La Ville de Montréal a finalement accepté de payer pour une partie des dommages causés à des bâtiments accidentellement incendiés par sa faute en 2015. La métropole vient de conclure une entente à l’amiable avec l’assureur de quatre immeubles et prévoit régler sous peu au moins sept autres dossiers similaires.

L’hiver avait été particulièrement rigoureux dans le sud du Québec en 2015. Le froid avait été tel que le sol avait gelé plus profondément qu’à l’habitude, au point où les conduites d’eau de milliers d’immeubles à Montréal avaient gelé.

Pour rétablir l’alimentation en eau des résidants, la métropole avait effectué pas moins de 2600 opérations de dégel au cours de l’hiver, misant principalement sur une technique risquée, l’induction électrique. Il s’agit de faire passer du courant dans la canalisation afin de faire fondre le bouchon de glace qui s’est formé.

Voilà, « cette méthode peut mener à des incendies si elle est mal réalisée », reconnaît aujourd’hui la Ville. En effet, un « courant de fuite » peut survenir et affecter des immeubles voisins, y provoquant des brasiers.

Une quinzaine de poursuites

La métropole a d’ailleurs été poursuivie par les assureurs d’une quinzaine de propriétaires ayant subi des dommages à la suite de telles opérations à l’hiver 2015. Ceux-ci réclamaient pour près de 3 millions en dédommagement.

Après des années de démarches devant les tribunaux, la Ville vient tout juste d’accepter un premier règlement à l’amiable avec Intact Assurance, à qui elle versera 300 000 $. L’assureur représentait les occupants de quatre bâtiments voisins incendiés le 5 mars 2015 dans une portion de la Plaza St-Hubert.

Peu après une opération de dégel électrique dans un immeuble, des flammes avaient pris naissance dans une boutique de robes de mariage qui se trouvait chez le deuxième voisin.

Le bâtiment avait été lourdement endommagé dans le brasier, ainsi que trois autres immeubles voisins.

Tant l’enquête du Service de sécurité incendie de Montréal, menée à la suite du sinistre, que les rapports d’expertises commandés par la Ville pour tenter de se défendre sont clairs : « L’incendie est la conséquence de l’opération de dégel qui avait lieu dans un immeuble du secteur », reconnaît désormais la métropole.

Sous-traitant en faillite

Montréal a tenté de rejeter le blâme sur le sous-traitant qu’elle avait embauché pour réaliser les travaux, mais plusieurs éléments la poussent maintenant à payer pour une partie des dommages. D’abord, un employé de l’arrondissement de Rosemont–La Petite-Patrie était présent lors de l’opération du 5 mars 2015, engageant la responsabilité de la Ville.
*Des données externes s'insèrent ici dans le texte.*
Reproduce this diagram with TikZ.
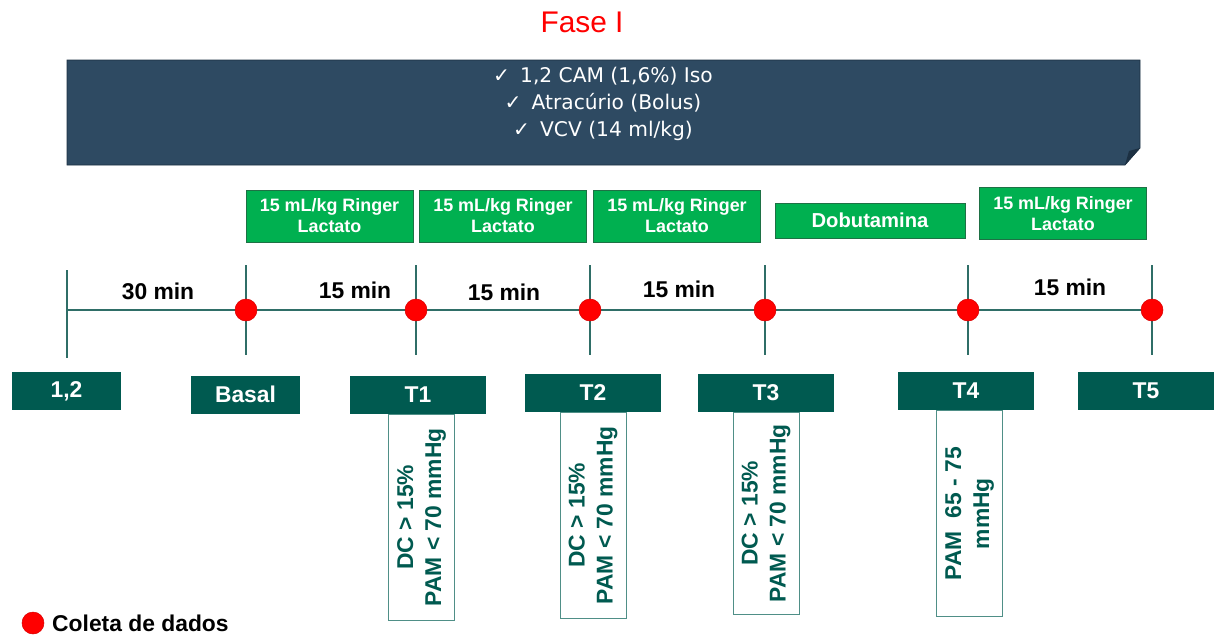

Ensuite, l’entreprise ayant mené l’opération pour le compte de la métropole est en processus de faillite. Son assureur, Promutuel Portneuf-Champlain, a demandé la résiliation de son contrat, arguant que sa couverture n’incluait pas les travaux de dégel électrique.

Enfin, Montréal note que l’entrepreneur qu’elle avait embauché est un « témoin hostile ». Ce dernier rejette tout blâme et accuse la Ville d’être responsable des lacunes qui ont mené à l’incendie.

Intact Assurance réclamait 1,2 million à l’origine, mais la Ville est parvenue à une entente afin de lui verser 300 000 $. La métropole a fait valoir que le principal bâtiment incendié présentait des problèmes électriques qui ont contribué au brasier. Promutuel versera pour sa part 50 000 $ pour faciliter le règlement à l’amiable.

Ce règlement ouvre la porte à des ententes avec d’autres plaignants. Sept autres dossiers judiciaires, pour une valeur totale de 754 000 $, avaient en effet été suspendus en attendant la conclusion du cas d’Intact Assurance. La métropole dit envisager des règlements à l’amiable avec ces plaignants.

Procédure révisée

Montréal utilise toujours la technique de dégel des conduites par induction électrique. La métropole dit toutefois avoir révisé la procédure pour réaliser ces opérations depuis l’hiver 2015 afin d’éviter de nouveaux incidents. Les pratiques ont ainsi été uniformisées entre les 19 arrondissements, responsables de ce type de travaux.

« Dorénavant, la présence d’un plombier et d’un électricien certifié est requise lors des opérations », explique Marie-Ève Courchesne, porte-parole de la Ville.

La métropole rapporte n’avoir enregistré aucun incident depuis la révision de ses pratiques de dégel des conduites.